What this task involves - Everything from the line with "Convert this diagram to TikZ code." through the line with "(0,0) rectangle (573,536);", inclusive, should be repeated exactly, except the pictures.

Data to process -

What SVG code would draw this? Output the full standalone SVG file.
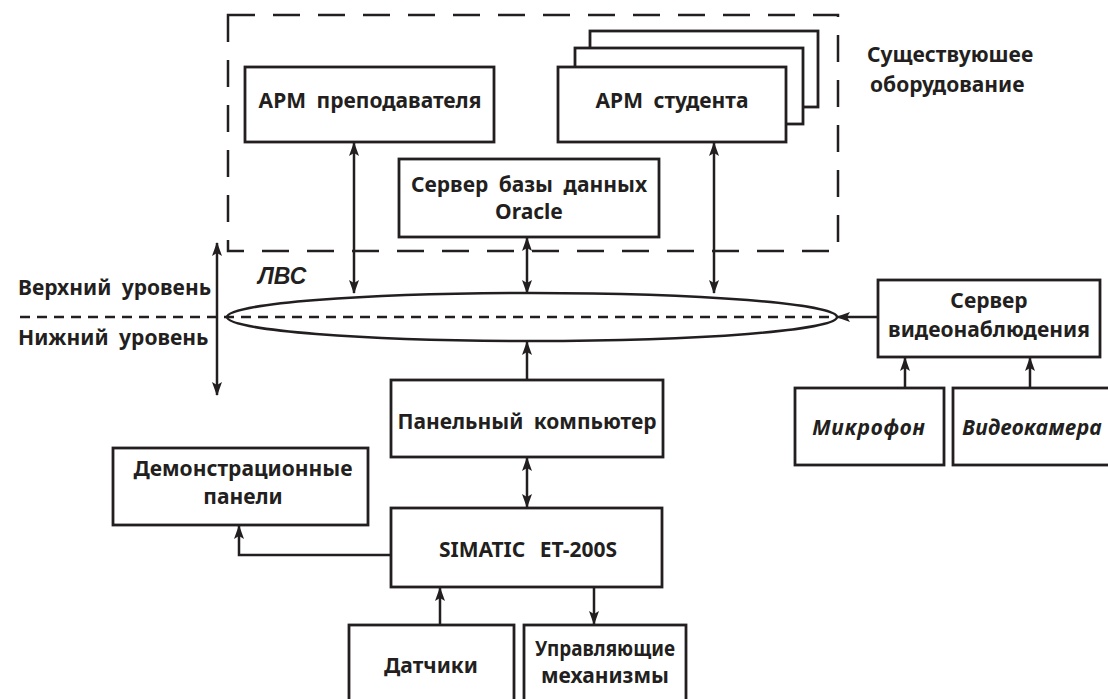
<svg xmlns="http://www.w3.org/2000/svg" width="1108" height="699" viewBox="0 0 1108 699">
<defs>
<marker id="ah" viewBox="0 0 14 10" refX="13" refY="5" markerWidth="14" markerHeight="10" markerUnits="userSpaceOnUse" orient="auto-start-reverse">
<path d="M0,0 L14,5 L0,10 L3,5 Z" fill="#231f20"/>
</marker>
</defs>
<style>
.b{fill:#fff;stroke:#231f20;stroke-width:2.8}
.t{font-family:"Noto Sans","Liberation Sans",sans-serif;font-weight:700;font-size:21px;fill:#231f20;text-anchor:middle;word-spacing:5px}
.ti{font-style:italic}
.s{text-anchor:start}
.l{fill:none;stroke:#231f20;stroke-width:2.5}
.a{marker-end:url(#ah)}
.d{marker-start:url(#ah);marker-end:url(#ah)}
</style>
<rect width="1108" height="699" fill="#fff"/>

<g id="existing">
<rect x="228" y="15" width="610" height="236" fill="none" stroke="#231f20" stroke-width="2.5" stroke-dasharray="27 18"/>
<text class="t s" x="867" y="62">Существуюшее</text>
<text class="t s" x="870" y="92">оборудование</text>
</g>

<g id="arm-teacher">
<rect class="b" x="245" y="67" width="249" height="75"/>
<text class="t" x="370" y="108">АРМ преподавателя</text>
</g>

<g id="arm-student">
<rect class="b" x="590" y="31" width="228" height="76"/>
<rect class="b" x="575" y="48" width="228" height="76"/>
<rect class="b" x="558" y="67" width="228" height="75"/>
<text class="t" x="672" y="108">АРМ студента</text>
</g>

<g id="db-server">
<rect class="b" x="399" y="159" width="260" height="78"/>
<text class="t" x="529" y="192">Сервер базы данных</text>
<text class="t" x="529" y="219">Oracle</text>
</g>

<g id="levels">
<line x1="20" y1="317" x2="836" y2="317" stroke="#231f20" stroke-width="2.5" stroke-dasharray="10 7"/>
<text class="t s" x="18" y="295">Верхний уровень</text>
<text class="t s" x="18" y="345">Нижний уровень</text>
</g>

<g id="lan">
<ellipse cx="532" cy="317" rx="305" ry="24" fill="none" stroke="#231f20" stroke-width="2.5"/>
<text x="258" y="284" style="font-family:'Liberation Sans',Arial,sans-serif;font-weight:700;font-style:italic;font-size:23px;fill:#231f20">ЛВС</text>
</g>

<g id="video-server">
<rect class="b" x="878" y="280" width="222" height="77"/>
<text class="t" x="989" y="308">Сервер</text>
<text class="t" x="989" y="337">видеонаблюдения</text>
</g>

<g id="mic">
<rect class="b" x="795" y="388" width="149" height="77"/>
<text class="t ti" x="869" y="435" style="letter-spacing:0.8px">Микрофон</text>
</g>

<g id="camera">
<rect class="b" x="953" y="388" width="160" height="77"/>
<text class="t ti" x="1032" y="435" style="letter-spacing:0.4px">Видеокамера</text>
</g>

<g id="panel-pc">
<rect class="b" x="391" y="380" width="272" height="77"/>
<text class="t" x="527" y="429">Панельный компьютер</text>
</g>

<g id="demo">
<rect class="b" x="113" y="448" width="255" height="77"/>
<text class="t" x="243" y="476">Демонстрационные</text>
<text class="t" x="243" y="504">панели</text>
</g>

<g id="simatic">
<rect class="b" x="391" y="508" width="271" height="79"/>
<text class="t" x="528" y="557" style="word-spacing:9px">SIMATIC ET-200S</text>
</g>

<g id="sensors">
<rect class="b" x="349" y="625" width="165" height="78"/>
<text class="t" x="431" y="673">Датчики</text>
</g>

<g id="actuators">
<rect class="b" x="524" y="625" width="162" height="78"/>
<text class="t" x="605" y="656" textLength="140" lengthAdjust="spacingAndGlyphs">Управляющие</text>
<text class="t" x="605" y="683">механизмы</text>
</g>

<g id="connectors">
<line class="l d" x1="217" y1="243" x2="217" y2="395"/>
<line class="l d" x1="354" y1="143" x2="354" y2="293"/>
<line class="l d" x1="527" y1="238" x2="527" y2="293"/>
<line class="l d" x1="714" y1="143" x2="714" y2="293"/>
<line class="l a" x1="527" y1="380" x2="527" y2="342"/>
<line class="l a" x1="878" y1="317" x2="837" y2="317"/>
<line class="l a" x1="905" y1="388" x2="905" y2="358"/>
<line class="l a" x1="1030" y1="388" x2="1030" y2="358"/>
<line class="l d" x1="527" y1="458" x2="527" y2="507"/>
<polyline class="l a" points="391,555 239,555 239,526"/>
<line class="l a" x1="440" y1="625" x2="440" y2="588"/>
<line class="l a" x1="594" y1="588" x2="594" y2="624"/>
</g>
</svg>
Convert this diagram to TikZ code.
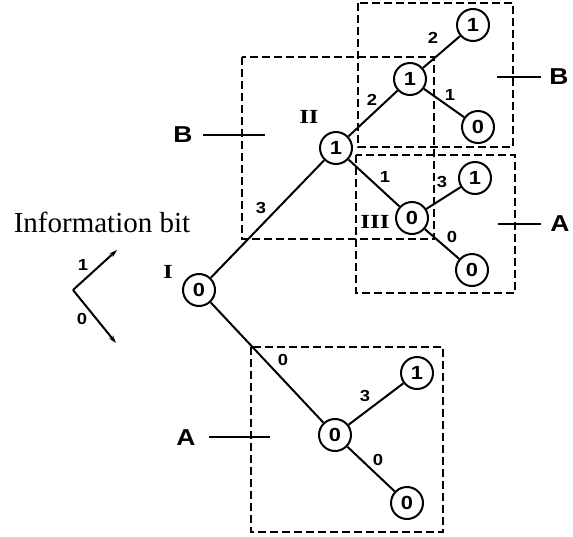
\documentclass[tikz,border=0pt]{standalone}
\usepackage{fontspec}
\setmainfont{Liberation Serif}
\newfontfamily\helv{Liberation Sans}
\usetikzlibrary{arrows.meta}
\newcommand{\wide}[1]{\scalebox{1.15}[1]{#1}}
\newcommand{\wider}[1]{\scalebox{1.25}[1]{#1}}
\begin{document}
\begin{tikzpicture}[x=1pt,y=-1pt,
  state/.style={circle,draw,line width=2pt,minimum size=32pt,inner sep=0pt,font=\helv\bfseries\fontsize{19}{19}\selectfont},
  branch/.style={line width=2pt},
  region/.style={draw,line width=1.8pt,dash pattern=on 8pt off 4pt},
  lbl/.style={font=\helv\bfseries\fontsize{16}{16}\selectfont,inner sep=0pt},
  big/.style={font=\helv\bfseries\fontsize{23}{23}\selectfont,inner sep=0pt},
  roman/.style={font=\bfseries\fontsize{20}{20}\selectfont,inner sep=0pt},
  tick/.style={line width=1.8pt}]
\useasboundingbox (0,0) rectangle (573,536);

% dashed regions
\draw[region] (242,57) rectangle (434,239);
\draw[region] (358,3) rectangle (513,147);
\draw[region] (356,155) rectangle (515,293);
\draw[region] (251,347) rectangle (443,532);

% trellis states
\node[state] (n0) at (199,290) {\wide{0}};
\node[state] (n1) at (336,148) {\wide{1}};
\node[state] (n11) at (410,79) {\wide{1}};
\node[state] (n111) at (473,25) {\wide{1}};
\node[state] (n110) at (478,127) {\wide{0}};
\node[state] (n10) at (412,218) {\wide{0}};
\node[state] (n101) at (475,178) {\wide{1}};
\node[state] (n100) at (472,270) {\wide{0}};
\node[state] (n00) at (335,435) {\wide{0}};
\node[state] (n001) at (417,373) {\wide{1}};
\node[state] (n000) at (407,503) {\wide{0}};

% branches
\draw[branch] (n0) -- (n1);
\draw[branch] (n1) -- (n11);
\draw[branch] (n11) -- (n111);
\draw[branch] (n11) -- (n110);
\draw[branch] (n1) -- (n10);
\draw[branch] (n10) -- (n101);
\draw[branch] (n10) -- (n100);
\draw[branch] (n0) -- (n00);
\draw[branch] (n00) -- (n001);
\draw[branch] (n00) -- (n000);

% branch labels
\node[lbl] (e1) at (261,208) {\wide{3}};
\node[lbl] (e2) at (372,100) {\wide{2}};
\node[lbl] (e3) at (433,38) {\wide{2}};
\node[lbl] (e4) at (450,95) {\wide{1}};
\node[lbl] (e5) at (385,177) {\wide{1}};
\node[lbl] (e6) at (442,182) {\wide{3}};
\node[lbl] (e7) at (452,237) {\wide{0}};
\node[lbl] (e8) at (283,360) {\wide{0}};
\node[lbl] (e9) at (365,396) {\wide{3}};
\node[lbl] (e10) at (378,460) {\wide{0}};

% state numerals
\node[roman] (rI) at (168,272) {\wider{I}};
\node[roman] (rII) at (309,117) {\wider{II}};
\node[roman] (rIII) at (375,222) {\wider{III}};

% region labels with ticks
\node[big] (bL) at (183,135) {\wide{B}};
\coordinate (sbL) at (203,135);
\coordinate (tbL) at (265,135);
\draw[tick] (sbL) -- (tbL);
\node[big] (bR) at (559,77) {\wide{B}};
\coordinate (tbR) at (497,77);
\coordinate (ubR) at (541,77);
\draw[tick] (tbR) -- (ubR);
\node[big] (aR) at (560,224) {\wide{A}};
\coordinate (taR) at (498,224);
\coordinate (uaR) at (541,224);
\draw[tick] (taR) -- (uaR);
\node[big] (aL) at (186,438) {\wide{A}};
\coordinate (saL) at (209,437);
\coordinate (taL) at (270,437);
\draw[tick] (saL) -- (taL);

% legend
\node[font=\fontsize{29}{29}\selectfont,inner sep=0pt] (info) at (102,222) {Information bit};
\coordinate (lv) at (73,290);
\coordinate (lu) at (117,250);
\coordinate (ld) at (116,343);
\draw[branch,-{Stealth[length=8pt,width=5pt]}] (lv) -- (lu);
\draw[branch,-{Stealth[length=8pt,width=5pt]}] (lv) -- (ld);
\node[lbl] (l1) at (83,265) {\wide{1}};
\node[lbl] (l0) at (82,319) {\wide{0}};
\end{tikzpicture}
\end{document}
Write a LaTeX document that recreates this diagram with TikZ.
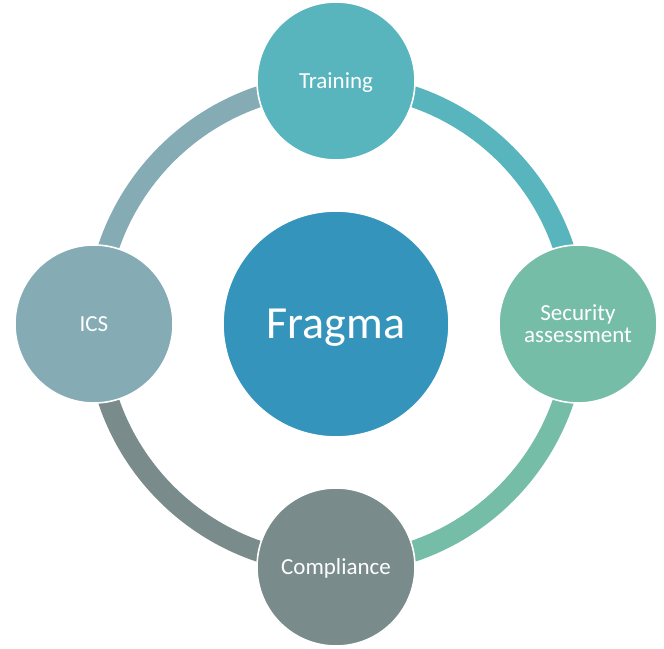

Written answer -
Convert this diagram to TikZ code.
\documentclass[tikz,border=0pt]{standalone}
\usepackage{fontspec}
\setmainfont{Liberation Serif}
\newfontfamily\helv{Liberation Sans}
\usetikzlibrary{arrows.meta}
\newcommand{\wide}[1]{\scalebox{1.15}[1]{#1}}
\newcommand{\wider}[1]{\scalebox{1.25}[1]{#1}}
\begin{document}
\begin{tikzpicture}[x=1pt,y=-1pt,
  state/.style={circle,draw,line width=2pt,minimum size=32pt,inner sep=0pt,font=\helv\bfseries\fontsize{19}{19}\selectfont},
  branch/.style={line width=2pt},
  region/.style={draw,line width=1.8pt,dash pattern=on 8pt off 4pt},
  lbl/.style={font=\helv\bfseries\fontsize{16}{16}\selectfont,inner sep=0pt},
  big/.style={font=\helv\bfseries\fontsize{23}{23}\selectfont,inner sep=0pt},
  roman/.style={font=\bfseries\fontsize{20}{20}\selectfont,inner sep=0pt},
  tick/.style={line width=1.8pt}]
\useasboundingbox (0,0) rectangle (573,536);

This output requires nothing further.